Slow Food in the Tetons is a non-profit organization in Jackson that hosts the People’s Market, a year-round farmers market that serves as a gathering space for the community to celebrate local, regional, clean and fair food.
Haderlie Farms in Thayne, Wyoming, has been involved with the Slow Food family for many years and is a diverse family farm that focuses on soil restoration to produce nutrient-dense foods. It also stresses the importance of building a better food system.
In advance of the Feb. 2022 edition of the People’s Market at The Center for the Arts, Slow Food in the Tetons executive director Scott Steen, and owner/operator of Haderlie Farms Curtis Haderlie, joined us in the KHOL studios.
The following interview transcript has been edited for clarity and brevity. You can hear the full conversation, which was recorded on Thursday, Feb. 10, at the link above.
KHOL: So besides the obvious difficulties of the short growing season in Wyoming, what are some other barriers to farmers or individuals trying to start a food-based business here in Wyoming?

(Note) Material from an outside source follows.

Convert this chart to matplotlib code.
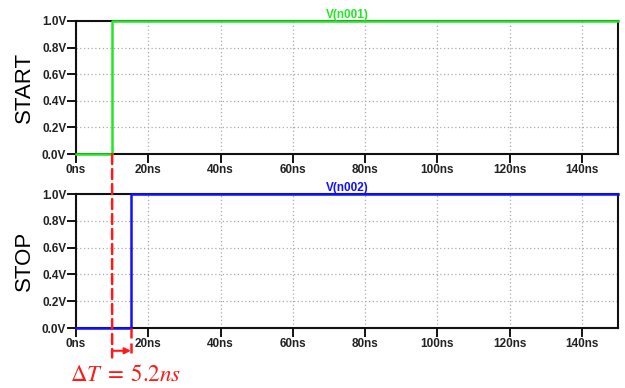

CURTIS HADERLIE: Yeah, there are definite challenges as probably everyone listening has heard. Teton County has blown off the charts as far as personal income. We’re the highest in the nation. And as far as the county, Teton County is higher than any other county in the nation. And with that, land prices follow right along with that. So if you are an aspiring farmer, to farm, you need land, right? And unless you have a very big checkbook, that’s a very significant barrier to getting involved in farming is the price of land. If you’re going to be a farmer, it’s nice to own your ground so that the blood, sweat and tears you put into it over the years, you know it’s not going to be taken away from you or sold or something like that. So renting farm ground is a risky proposition that way.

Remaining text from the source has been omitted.